Maça müthiş başlayan İngiltere Rooney’in pasında Lennon’la maçı koparacaktı, olmadı, sonrasında Amerika dengeyi sağladı. Fırsatları da harcadı; hem de İngiltere’nin en ustaca yaptığı organizasyonla. Tereciye tere sattı, gol yapamadı. Donovan’ın ortalarında Altidore ve Onyewu’nun kafaları ve Donovan’ın güzel şutu autla sonuçlandı. Beraberliği fazlasıyla hak ettiler. İki kritik top kesen King çıkıp, Carragher girince ABD yan toplardan pozisyon bulamadı.
İngiltere’de ise Gerard yine bambaşkaydı. Onu birkaç kez altı pastan top çıkartırken, gol atarken rakip sahanın sonuna inip orta yaparken gördük. Onu izlemek futbolseverler için keyif, gençler için ders...
İngiltere bu gruptan çıkar da bu kaleciyle nereye kadar yolu var, bilinmez!
‘’Böyle hoca düşman başına!‘’
Henry’nin eliyle İrlanda’yı kupanın dışında bırakıp, Platini marifetiyle 2016 Avrupa Şampiyonası’nı ülkelerine götüren, dünyanın en antipatik teknik direktörüyle yarışmaya devam eden Fransızlar onca yıldızının yanında esameleri pek okunmayan Diaby ve Toulalan farkıyla maçın hakimiyetini elinde tutmayı başardılar.
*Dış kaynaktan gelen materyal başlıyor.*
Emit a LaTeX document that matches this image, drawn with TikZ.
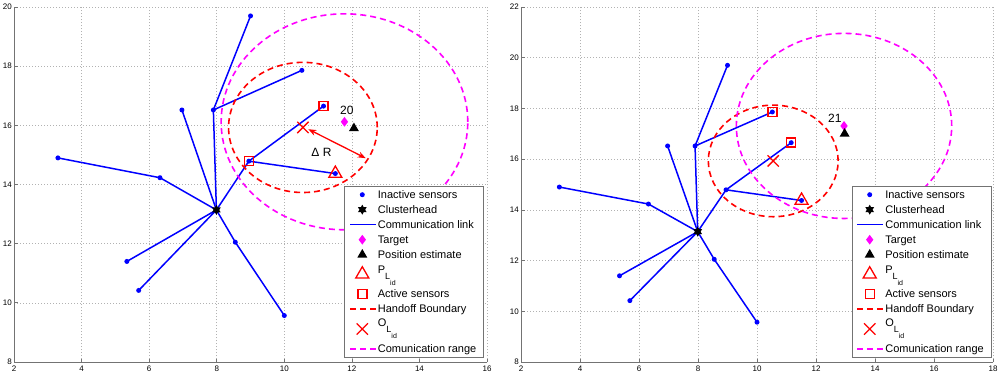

Bu ikili rakibin bütün pas açılarını kapatıp genç ve başarılı kaleci Lloris’in kalesinde tehlike yaşamasına neden olabilecek atakları başlamadan bitirdiler. Forlan ve Suarez gibi iki gol makinesine sahip Uruguay önde hiç çoğalamazken Forlan’ın Lloris’in ellerinde kalan şutu ve kazanılan birkaç frikik dışında hiç ümitli hücum yapamadılar.
Diaby ve Toulalan’ın kestiği toplar Gourcuff’un organizasyonuyla hücuma taşındı taşınmasına ama Manchester’li yıldız Evra’nın da mükemmele oynadığı karşılaşmada Horozlar’ın iki silahı Ribery ve Govou etkili olmaktan çok uzaktı. İkiliden Ribery bir kez eksiltmeyi başardı, harika pasını Govou auta yolladı. Anelka hem faul alıyor, hem de rakibin dengesini bozacak koşular yaparken kendi vatandaşlarının da, federasyon başkanının da saygısını çoktan yitiren Domenech, Govou dururken Anelka’yı oyundan alıyordu! Dünya ikincisi takımını, EURO 2008’de gruptan çıkaramayan, baraj yardımını ‘el’ yordamıyla aşan ekibin teknik direktörü Türkiye’de olsa, grup maçlarını tamamlayamazdı ki, doğrusu da odur.
Uruguaylı Loderio’nun taç çizgisi kenarında hiç gereği yokken yaptığı hareket oyundan atılmasına neden oldu.
Bundan sonra Fransa’nın artan ofansif baskısını Uruguay cansiperane bir şekilde göğüsledi. Açılış maçı gibi takımlar birer puan aldı, bu da grupta işlerin zor çözüleceğini gösteriyor. Bu arada maçın sonlarında Uruguaylı oyuncunun ceza sahasında eline çarpan topa en çok itiraz eden futbolcunun Henry olması anlamlıydı.